Hell of a Guy

The Value of Tenure and Voice…


This was written on the 14th.  I got so busy during my meetings and with the assignments I was given that I simply allowed my soon-to-be 65-year old brain to forget to post it.  So here it is, for what it’s worth…

So here I sit on an airplane again, United Airlines flight 207, somewhere over the mid-west loving not a single minute of this five-hour, forty-minute excursion to Los Angeles.  I’ve popped off a hundred or so pages of Ken Follett’s “The Pillars of the Earth,” had a Diet Coke, a bag of nuts, ate a six-inch, very nasty something or other from Subway called a Breakfast Omelet Sandwich (Subway, the worst sandwich company in the world - Subway is to sandwiches what Budweiser is to beer), and already made two trips to the restroom.  The seat I am in, though charged for and receiving extra leg room is not designed to take long trips in, especially with fat posteriors such as the one I came equipped with.  I feel as though my buttocks being a gripped in a vice.  The only good part of this is the channel with Audio Visions “New Age” music I have found on the aircrafts in-flight entertainment network.  I can get very lost with soft, ethereal music going into my ears; however, the older I get, the less fun this air travel stuff is.

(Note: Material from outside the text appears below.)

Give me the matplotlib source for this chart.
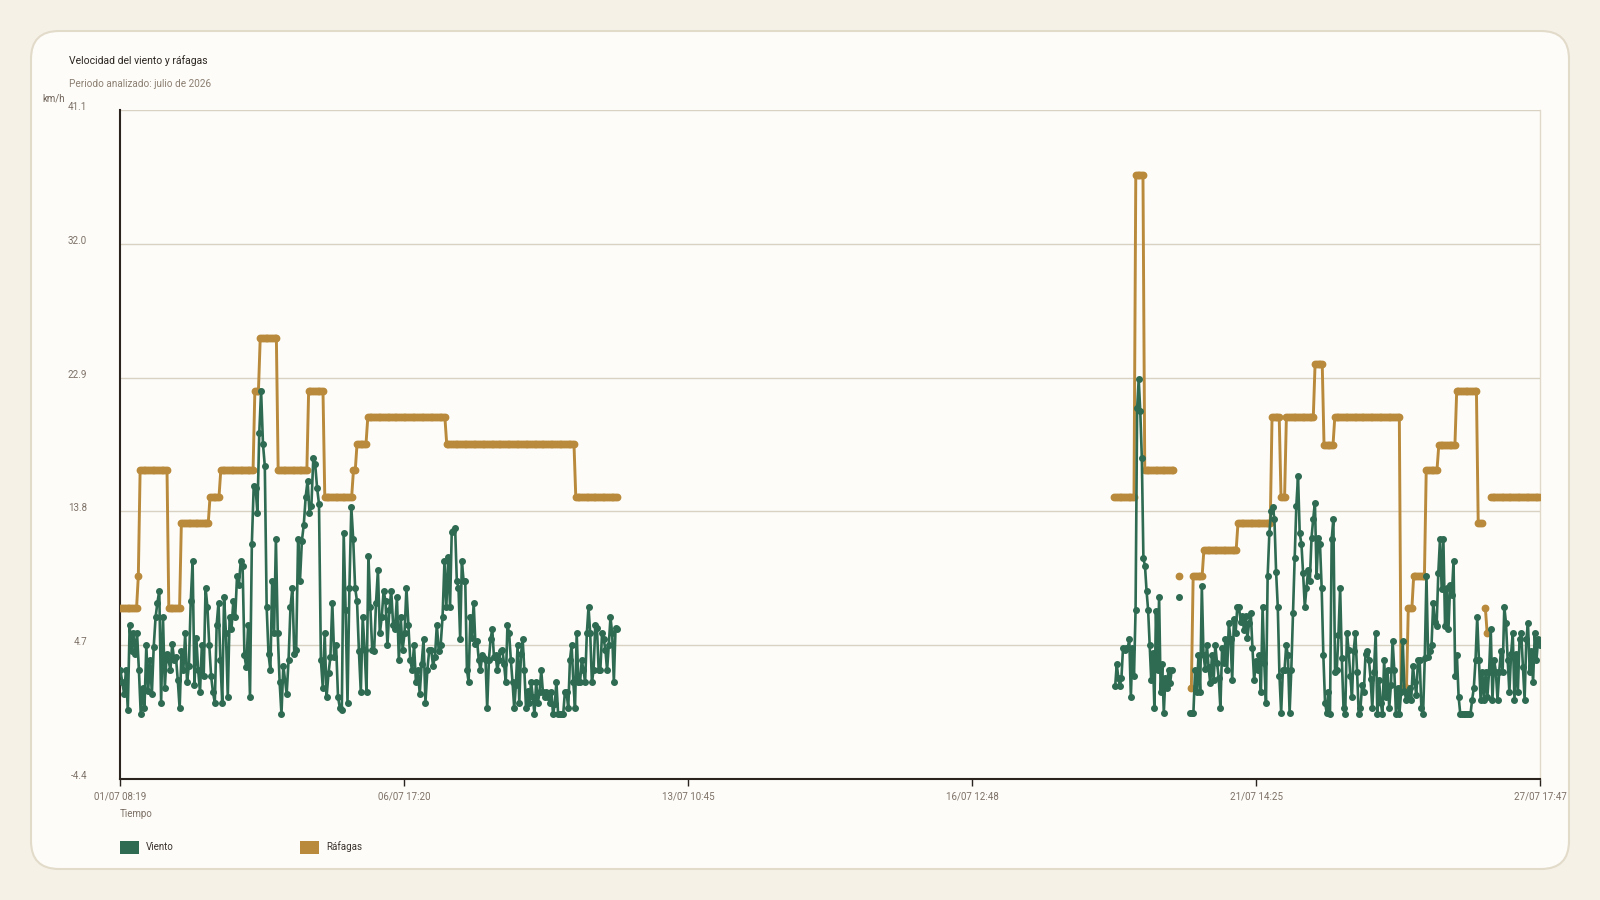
import numpy as np
import matplotlib
matplotlib.use('Agg')
import matplotlib.pyplot as plt
from matplotlib.patches import FancyBboxPatch, Rectangle
from matplotlib.transforms import IdentityTransform

plt.rcParams['font.family'] = ['Roboto', 'DejaVu Sans']

# wind readings (km/h), each block spans first -> last reading, hours since 01/07 08:19
wind_spans_h = [(0.0, 72.7), (74.2, 146.3), (147.1, 221.7),
                (443.9, 469.1), (472.2, 472.2), (477.3, 538.3), (539.0, 633.4)]
wind_break_after = [False, False, True, True, True, False, True]

wind_01 = [3.0, 2.2, 1.4, 3.0, 0.3, 6.1, 4.3, 5.5, 4.1, 5.5,
           3.0, 0.0, 1.8, 0.4, 4.7, 1.6, 3.7, 1.4, 4.6, 6.6,
           7.6, 8.4, 0.8, 6.6, 1.8, 4.1, 3.7, 3.0, 4.8, 3.7,
           3.9, 2.3, 0.4, 4.3, 3.0, 5.5, 2.2, 3.3, 7.7, 10.4,
           2.0, 5.2, 3.0, 1.5, 4.7, 2.6, 8.6, 7.3, 4.7, 2.6,
           1.5, 0.8, 6.1, 7.6, 3.7, 0.8, 8.0, 5.5, 1.2, 6.6,
           5.8, 7.7, 6.6, 9.4, 8.8, 10.4, 10.1, 4.0, 3.2, 6.1,
           1.2, 11.6, 15.5, 15.4, 13.7, 19.1, 22.0, 18.4, 16.9, 7.3,
           4.1, 3.0, 9.1, 5.5, 11.9, 5.5, 2.2, 0.0, 3.3]
wind_02 = [1.4, 3.7, 7.3, 8.6, 4.1, 4.4, 11.9, 9.1, 11.8, 12.9,
           14.8, 15.9, 13.7, 14.2, 17.4, 17.0, 15.4, 14.3, 3.7, 1.8,
           5.5, 1.2, 2.8, 3.9, 7.6, 3.9, 4.7, 1.2, 0.4, 0.3,
           12.3, 7.1, 0.8, 8.6, 14.1, 11.9, 8.6, 7.7, 4.3, 1.5,
           6.6, 4.4, 1.5, 10.8, 7.3, 4.4, 4.3, 7.6, 9.8, 5.5,
           6.6, 8.4, 7.7, 4.7, 7.1, 8.4, 6.1, 5.8, 8.0, 3.7,
           6.6, 4.4, 5.5, 8.6, 6.1, 3.7, 3.0, 4.7, 2.2, 3.0,
           1.4, 3.4, 5.1, 0.8, 3.0, 4.4, 4.4, 3.3, 3.9, 6.1,
           4.3, 4.7, 6.6, 10.4, 7.3, 10.7]
wind_03 = [7.3, 12.4, 12.5, 12.7, 9.1, 8.6, 5.1, 10.4, 9.1, 9.1,
           3.0, 2.2, 6.6, 5.2, 7.6, 4.8, 5.0, 3.7, 3.0, 4.0,
           3.8, 3.7, 0.4, 3.7, 5.1, 5.8, 3.9, 4.0, 3.0, 3.7,
           4.3, 4.4, 3.4, 2.2, 6.1, 5.5, 3.7, 2.2, 0.4, 2.0,
           4.7, 0.8, 4.1, 5.1, 3.0, 0.4, 1.6, 0.8, 2.2, 1.2,
           0.0, 2.2, 0.8, 1.5, 3.0, 1.5, 1.2, 1.5, 1.2, 0.8,
           1.5, 0.0, 0.7, 2.2, 0.0, 0.0, 0.0, 0.0, 1.5, 1.5,
           0.4, 3.7, 4.7, 2.2, 0.4, 5.5, 2.2, 2.2, 3.7, 3.0,
           2.2, 5.5, 7.3, 5.5, 2.2, 3.0, 6.1, 5.9, 3.0, 3.0,
           5.5, 5.1, 4.4, 3.0, 4.7, 6.6, 5.5, 2.2, 5.9, 5.8]
wind_04 = [1.9, 3.4, 2.5, 1.9, 2.5, 4.5, 4.4, 4.5, 4.5, 5.1,
           1.2, 4.5, 2.6, 7.1, 20.8, 22.8, 20.6, 17.4, 10.6, 10.1,
           8.4, 7.1, 4.7, 2.3, 4.2, 0.4, 7.0, 3.0, 8.0, 1.5,
           3.4, 0.1, 2.5, 1.8, 3.0, 2.1, 3.0]
wind_05 = [8.0]
wind_06 = [0.1, 0.1, 0.1, 3.0, 1.5, 4.0, 1.5, 8.7, 4.0, 3.1,
           4.7, 3.2, 2.1, 4.0, 2.3, 4.7, 3.5, 2.5, 0.4, 4.5,
           3.5, 5.1, 3.0, 6.2, 5.1, 2.3, 6.5, 5.5, 7.3, 7.3,
           6.3, 6.7, 5.7, 6.7, 5.2, 6.2, 6.9, 4.5, 2.3, 3.6,
           3.0, 4.0, 1.5, 7.3, 3.5, 0.8, 9.4, 12.3, 13.8, 14.1,
           13.3, 9.7, 7.3, 2.6, 0.1, 3.0, 3.0, 4.7, 4.0, 0.1,
           3.0, 6.9, 10.6, 14.2, 16.2, 12.3, 11.6, 9.6, 7.3, 8.6,
           9.8, 9.1, 12.0, 13.3, 14.4, 9.4, 12.0, 11.6, 8.6, 4.0,
           0.8, 0.1]
wind_07 = [1.5, 0.0, 11.9, 13.3, 2.9, 3.0, 5.4, 8.6, 3.8, 0.4,
           0.0, 5.5, 4.4, 2.6, 1.2, 4.3, 5.5, 2.9, 0.0, 0.4,
           2.0, 1.5, 4.1, 4.3, 3.7, 2.4, 0.4, 2.9, 5.5, 0.0,
           2.3, 0.8, 0.0, 3.7, 1.2, 3.0, 0.4, 2.0, 5.0, 3.0,
           0.0, 1.8, 0.0, 1.5, 5.0, 1.6, 1.0, 1.3, 1.8, 1.0,
           3.3, 2.2, 1.3, 3.7, 3.7, 0.4, 0.0, 3.8, 9.4, 3.9,
           4.3, 4.7, 7.6, 6.3, 6.0, 9.6, 11.9, 8.5, 11.9, 6.0,
           8.6, 5.8, 8.8, 8.1, 10.4, 2.6, 4.0, 1.2, 0.0, 0.0,
           0.0, 0.0, 0.0, 0.0, 0.0, 1.0, 1.8, 3.7, 6.6, 3.7,
           1.0, 2.9, 1.0, 2.9, 1.2, 2.9, 5.8, 1.0, 3.7, 2.9,
           1.0, 2.9, 4.3, 2.9, 7.3, 6.2, 3.7, 1.5, 4.1, 5.5,
           1.0, 4.1, 1.5, 5.1, 5.5, 3.2, 1.0, 5.1, 6.2, 2.9,
           4.3, 2.2, 5.5, 3.7, 5.1, 4.7]
wind_blocks = [wind_01, wind_02, wind_03, wind_04, wind_05, wind_06, wind_07]

# gusts: held value from each change time (hours), nan = no reading
gust_spans_h = [(0.0, 221.7), (443.5, 633.5)]
gust_interval_h = 0.8
gust_change_h = [0.0, 7.6, 8.6, 21.5, 26.6, 39.6, 44.8, 60.0, 62.0, 70.4,
                 84.0, 91.0, 104.0, 105.0, 109.8, 145.5, 203.0,
                 443.5, 452.8, 457.0, 470.0, 472.0, 472.6, 477.6, 478.6,
                 483.0, 498.3, 513.2, 517.9, 519.6, 532.5, 536.5, 541.3,
                 571.2, 574.0, 577.0, 582.5, 588.0, 596.0, 605.3, 607.6,
                 608.4, 609.2, 610.0, 610.8]
gust_level = [7.2, 9.4, 16.6, 7.2, 13.0, 14.8, 16.6, 22.0, 25.6, 16.6,
              22.0, 14.8, 16.6, 18.4, 20.2, 18.4, 14.8,
              14.8, 36.7, 16.6, np.nan, 9.4, np.nan, 1.8, 9.4,
              11.2, 13.0, 20.2, 14.8, 20.2, 23.8, 18.3, 20.2,
              1.8, 7.2, 9.4, 16.6, 18.3, 22.0, 13.0, np.nan,
              7.2, 5.5, np.nan, 14.8]

y_ticks = [-4.4, 4.7, 13.8, 22.9, 32.0, 41.1]
x_tick_labels = ['01/07 08:19', '06/07 17:20', '13/07 10:45',
                 '16/07 12:48', '21/07 14:25', '27/07 17:47']
total_h = 633.47

GREEN = '#2e6b52'
GOLD = '#b98a3b'

# build series
wt, wv = [], []
for (a, b), vals, brk in zip(wind_spans_h, wind_blocks, wind_break_after):
    wt.append(np.linspace(a, b, len(vals)))
    wv.append(np.asarray(vals, float))
    if brk:
        wt.append([b]); wv.append([np.nan])
wt = np.concatenate(wt); wv = np.concatenate(wv)

gt, gv = [], []
lv = np.array(gust_level, float)
for a, b in gust_spans_h:
    t = np.arange(a, b + 1e-6, gust_interval_h)
    idx = np.searchsorted(gust_change_h, t, side='right') - 1
    gt.append(t); gv.append(lv[idx])
    gt.append([b]); gv.append([np.nan])
gt = np.concatenate(gt); gv = np.concatenate(gv)

fig = plt.figure(figsize=(16, 9), dpi=100, facecolor='#f5f1e7')
card = FancyBboxPatch((31, 31), 1538, 838, boxstyle='round,pad=0,rounding_size=28',
                      transform=IdentityTransform(), facecolor='#fdfcf8',
                      edgecolor='#e2dbca', linewidth=1.5, zorder=0)
fig.add_artist(card)

ax = fig.add_axes([120.4 / 1600, 1 - 779 / 900, (1540 - 120.4) / 1600, (779 - 110) / 900])
ax.set_facecolor('none')
ax.plot(gt, gv, color=GOLD, lw=2.1, marker='o', ms=4.6, mec=GOLD, mfc=GOLD, zorder=3)
ax.plot(wt, wv, color=GREEN, lw=1.9, marker='o', ms=4.0, mec=GREEN, mfc=GREEN, zorder=4)

ax.set_xlim(0, total_h)
ax.set_ylim(y_ticks[0], y_ticks[-1])
ax.set_yticks(y_ticks)
ax.set_yticklabels(['%.1f' % v for v in y_ticks])
ax.set_xticks(np.linspace(0, total_h, len(x_tick_labels)))
ax.set_xticklabels(x_tick_labels)
ax.grid(axis='y', color='#d9d2c2', lw=1.0, zorder=1)
ax.set_axisbelow(True)
ax.spines['top'].set_visible(False)
ax.spines['right'].set_color('#e0d9c9')
ax.spines['right'].set_linewidth(1.0)
ax.spines['left'].set_color('#2b231d')
ax.spines['left'].set_linewidth(1.5)
ax.spines['bottom'].set_color('#2b231d')
ax.spines['bottom'].set_linewidth(1.5)
ax.tick_params(axis='y', length=0, pad=24, labelsize=7, labelcolor='#7d7167')
ax.tick_params(axis='x', length=5, width=1, color='#2b231d', pad=4, labelsize=7,
               labelcolor='#7d7167')
for lab in ax.get_yticklabels():
    lab.set_verticalalignment('baseline')

fig.text(69 / 1600, 1 - 61 / 900, 'Velocidad del viento y ráfagas', fontsize=7.5,
         color='#2b2520', va='center', ha='left')
fig.text(69 / 1600, 1 - 84 / 900, 'Periodo analizado: julio de 2026', fontsize=7.2,
         color='#8c7f72', va='center', ha='left')
fig.text(42 / 1600, 1 - 98 / 900, 'km/h', fontsize=7, color='#6e6258', va='center', ha='left')
fig.text(120 / 1600, 1 - 814 / 900, 'Tiempo', fontsize=7, color='#7d7167', va='center',
         ha='left')

# legend
for x0, col, name in [(120, GREEN, 'Viento'), (300, GOLD, 'Ráfagas')]:
    fig.add_artist(Rectangle((x0 / 1600, 1 - 854 / 900), 19 / 1600, 13 / 900,
                             transform=fig.transFigure, facecolor=col, edgecolor='none'))
    fig.text((x0 + 26) / 1600, 1 - 847 / 900, name, fontsize=7, color='#3a322c',
             va='center', ha='left')

fig.savefig('out.png', dpi=100, facecolor=fig.get_facecolor())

I am on my way to my company’s headquarters for what is called a “Managers’ Meeting.”  Me and my compatriots are being assembled from around the far reaches of the United States for a meeting of the minds: we are being asked to be brutally honest and tell “real management” what this company needs to do to increase sales overall.  Hmmm?

Brutally honest does not mean we get to be brutally honest.  My company has always had a non-written, though tacit, policy of avoiding the negative.  So here’s the conundrum, do I go in being honest to a fault and save my vice-gripped ass, or do I open up from the heart and let it all out?

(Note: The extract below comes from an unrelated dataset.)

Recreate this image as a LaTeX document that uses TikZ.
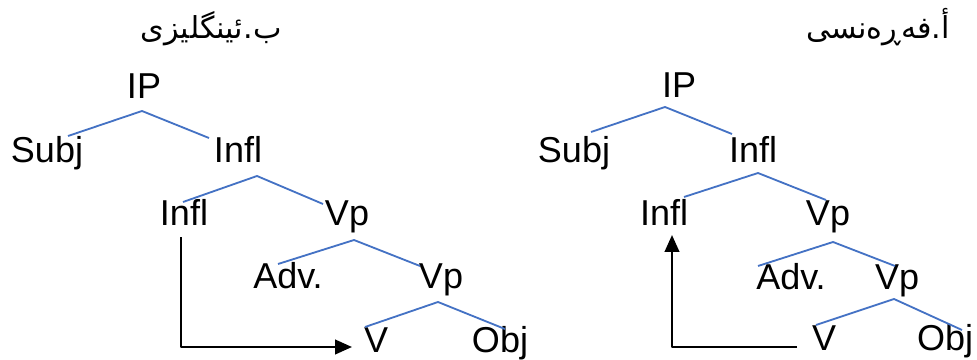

In the old days, before I found my voice (the result of the Red-Black Game - but don’t ask, for I won’t tell) would have had me sit in the back of the room or in the place where I might be least noticed and probably not called on, and you just know I never volunteered.  Today it is a little different.  After twenty-five years with the company, twenty-two as a sales manager, this boy from Baltimore with exactly twenty-two college credits has a voice, and without sounding braggadocios, a respected voice.  Nowadays when this boy speaks, people do listen.  My new voice does come from the heart and suggests alternatives solely based on the theory of “win-win.”  I cannot abide by winning if someone loses at any of the games of life.

I suppose some of that comes with age and tenure, but a huge difference these days is that I use my voice, and more importantly to me, I step up and I step in.  We Millennium folk like to call that “committed action.”